Minister of State for External Affairs E. Ahamed captured the mood aptly.

"We are happy that an Indian citizen has been absolved of charges of supporting terrorism. The government has been extending all possible support to him," Ahamed told.

India will now request the Australian government to grant Haneef a "regular visa", said Ahamed.

In fact, it was Prime Minister Manmohan Singh who defined the Indian response towards the initial disclosure about the alleged involvement of India-born Muslims in the foiled June 30 British bombings.

His confession that he had a "sleepless night" watching the trauma of families of the suspects on TV and his warning against any racial profiling was a clear message that New Delhi would ensure that the case was tried strictly on its merits and not on any extraneous grounds.

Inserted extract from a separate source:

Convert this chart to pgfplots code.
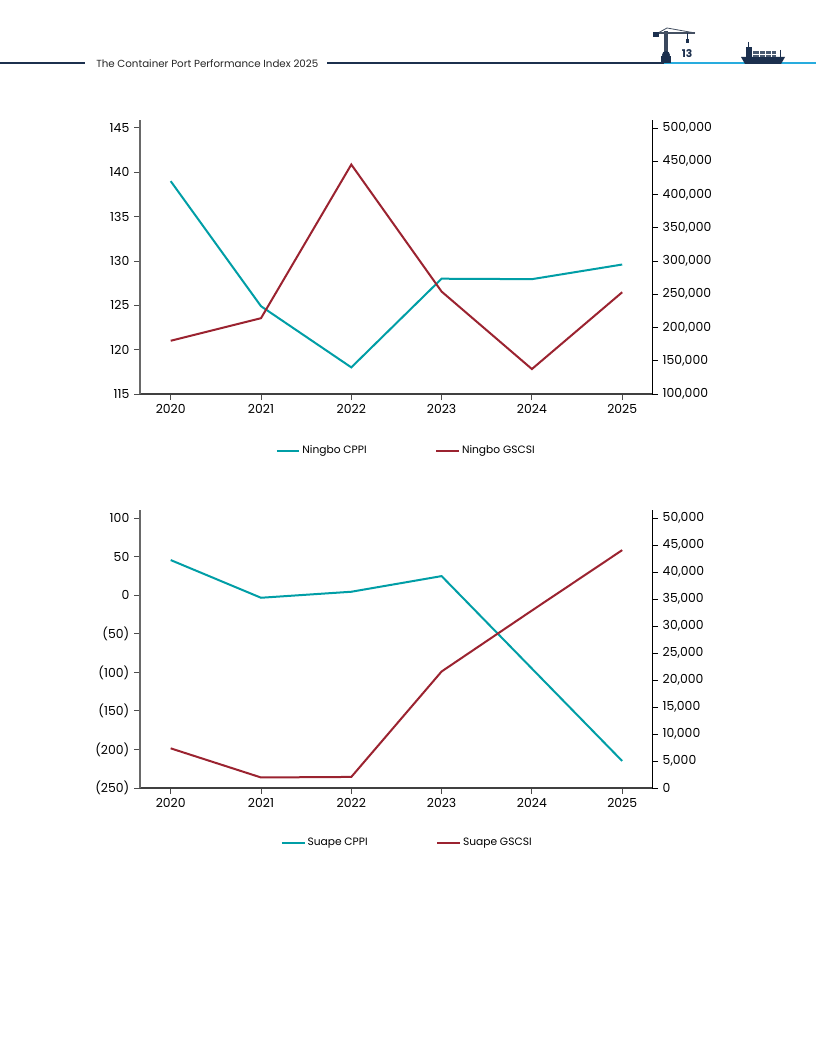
\documentclass[border=0pt]{standalone}
\usepackage{fontspec}
\setmainfont{Poppins}
\usepackage{pgfplots}
\pgfplotsset{compat=1.18}
\definecolor{cppi}{RGB}{0,158,166}
\definecolor{gscsi}{RGB}{155,35,48}
\definecolor{navy}{RGB}{28,48,78}
\definecolor{lblue}{RGB}{40,172,222}
\definecolor{axgray}{RGB}{105,105,105}

\pgfplotsset{
  basestyle/.style={
    scale only axis, width=384pt, height=205.5pt,
    anchor=south west,
    xmin=-0.34, xmax=5.33,
    tick align=outside, major tick length=4.5pt,
    tick label style={font=\fontsize{9.3}{11}\selectfont},
    /pgf/number format/assume math mode=true,
    every tick/.style={black, line width=0.6pt},
  },
  leftstyle/.style={
    basestyle,
    axis y line*=left, axis x line*=bottom,
    y axis line style={-, axgray, line width=1.3pt},
    x axis line style={-, black!75, line width=1.1pt},
    xtick={0,1,2,3,4,5}, xticklabels={2020,2021,2022,2023,2024,2025},
    every tick/.style={black!70, line width=0.7pt},
  },
  rightstyle/.style={
    basestyle,
    axis y line*=right, axis x line=none,
    y axis line style={-, black, line width=0.7pt},
    scaled y ticks=false,
    yticklabel style={/pgf/number format/.cd, fixed, 1000 sep={,}},
    legend columns=2,
    legend cell align=left,
    legend style={draw=none, fill=none, font=\fontsize{8}{10}\selectfont,
      /tikz/every even column/.append style={column sep=50pt},
      nodes={inner sep=1.5pt}},
    legend image code/.code={\draw[#1] (0pt,0pt) -- (17pt,0pt);},
  },
}

\begin{document}
\begin{tikzpicture}[x=0.75pt,y=0.75pt]
\useasboundingbox (0,0) rectangle (816,1056);
\fill[white] (0,0) rectangle (816,1056);

% ---------- header ----------
\begin{scope}[shift={(0,1056)}, yscale=-1]
  \draw[navy, line width=1.4] (0,63) -- (85,63);
  \draw[navy, line width=1.4] (327,63) -- (664,63);
  \draw[lblue, line width=1.4] (664,63) -- (816,63);
  \node[anchor=west, inner sep=0, text=black!85] at (96,63.5) {\fontsize{7.7}{9}\selectfont The Container Port Performance Index 2025};
  % crane
  \fill[navy!70!gray] (664,31) rectangle (668,57);
  \draw[navy!60!gray, line width=0.8] (655,33) -- (695,33);
  \draw[navy!60!gray, line width=0.6] (658,33) -- (667,28) -- (695,33);
  \fill[navy] (653,32) rectangle (659,37);
  \draw[navy, line width=0.7] (687,33) -- (687,40);
  \fill[navy] (685.5,39) rectangle (688.5,43);
  \fill[navy] (661,56) rectangle (671,63);
  \fill[navy] (666,55) circle (4);
  \node[inner sep=0, text=navy] at (687,53.5) {\fontsize{8}{10}\selectfont\bfseries 13};
  % ship
  \fill[navy] (741,57) -- (785,57) -- (781,64) -- (745,64) -- cycle;
  \fill[navy] (746,47) rectangle (752,57);
  \draw[navy, line width=0.7] (748.5,42) -- (748.5,47);
  \fill[navy!80] (753,51) rectangle (776,57);
  \draw[white, line width=0.3] (759,51) -- (759,57) (765,51) -- (765,57) (771,51) -- (771,57) (753,54) -- (776,54);
  \draw[navy, line width=0.6] (780,50) -- (780,57);
\end{scope}

% ---------- top chart ----------
\begin{axis}[leftstyle, at={(105pt,496.5pt)},
  ymin=115, ymax=145.9, ytick={115,120,...,145}]
  \addplot[cppi, line width=1.5pt] coordinates {
    (0,139.0) (1,124.9) (2,118.0) (3,128.0) (4,127.95) (5,129.6)};
\end{axis}
\begin{axis}[rightstyle, at={(105pt,496.5pt)},
  ymin=100000, ymax=512000, ytick={100000,150000,...,500000},
  legend style={at={(0.520,-0.207)}, anchor=center}]
  \addlegendimage{cppi, line width=1.5pt}
  \addlegendentry{Ningbo CPPI}
  \addplot[gscsi, line width=1.5pt] coordinates {
    (0,180000) (1,214000) (2,445000) (3,254000) (4,137500) (5,253000)};
  \addlegendentry{Ningbo GSCSI}
\end{axis}

% ---------- bottom chart ----------
\begin{axis}[leftstyle, at={(105pt,201pt)}, height=208.5pt,
  ymin=-250, ymax=110.8, ytick={-250,-200,...,100},
  yticklabels={(250),(200),(150),(100),(50),0,50,100}]
  \addplot[cppi, line width=1.5pt] coordinates {
    (0,45.8) (1,-3.1) (2,4.7) (3,25.0) (4,-95.0) (5,-215.0)};
\end{axis}
\begin{axis}[rightstyle, at={(105pt,201pt)}, height=208.5pt,
  ymin=0, ymax=51540, ytick={0,5000,...,50000},
  legend style={at={(0.522,-0.197)}, anchor=center}]
  \addlegendimage{cppi, line width=1.5pt}
  \addlegendentry{Suape CPPI}
  \addplot[gscsi, line width=1.5pt] coordinates {
    (0,7350) (1,1950) (2,2050) (3,21600) (4,32900) (5,44100)};
  \addlegendentry{Suape GSCSI}
\end{axis}
\end{tikzpicture}
\end{document}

When an Australian police officer flew to India early on to ferret out Haneef's past and connections, Indian authorities made it clear they would not extend any cooperation unless his request came through "proper channels".

In Haneef's case, arrested July 2 in Brisbane, the government kept a close watch on the situation, but got serious only after his visa was revoked at the last moment July 16. Two days later, he was detained in solitary confinement in Brisbane on what looked like frivolous grounds. 

After a fortnight, he was only charged with "recklessly" supporting terrorism for leaving the SIM card of his mobile with his Britain-based cousin Sabeel before coming to Australia. 
South Block was quick to react, putting Australian authorities on notice that all efforts should be made to ensure "fair and just treatment" for Haneef.

The government conveyed its concerns to both the Australian High Commission here and in Canberra.

The Indian High Commission in Canberra also assisted the family of Haneef in arranging legal assistance for him.
On July 17, Australian High Commissioner John McCarthy was summoned by the external affairs ministry and was reminded again that New Delhi expected Canberra to ensure just treatment of Haneef while in detention.      

All this put Australia on the defensive. Two days later, Australian Foreign Minister Alexander Downer called External Affairs Minister Pranab Mukherjee and tried to explain Canberra's position. Mukherjee reiterated concerns of the Indian government and people that "Haneef be treated fairly and justly under Australian law".

The two ministers also agreed to conclude a mutual legal assistance treaty, which is considered a prelude to an extradition treaty.

All this while, the Indian High Commission in Canberra kept a close watch on all developments related to the Haneef case and offered help to his family whenever required.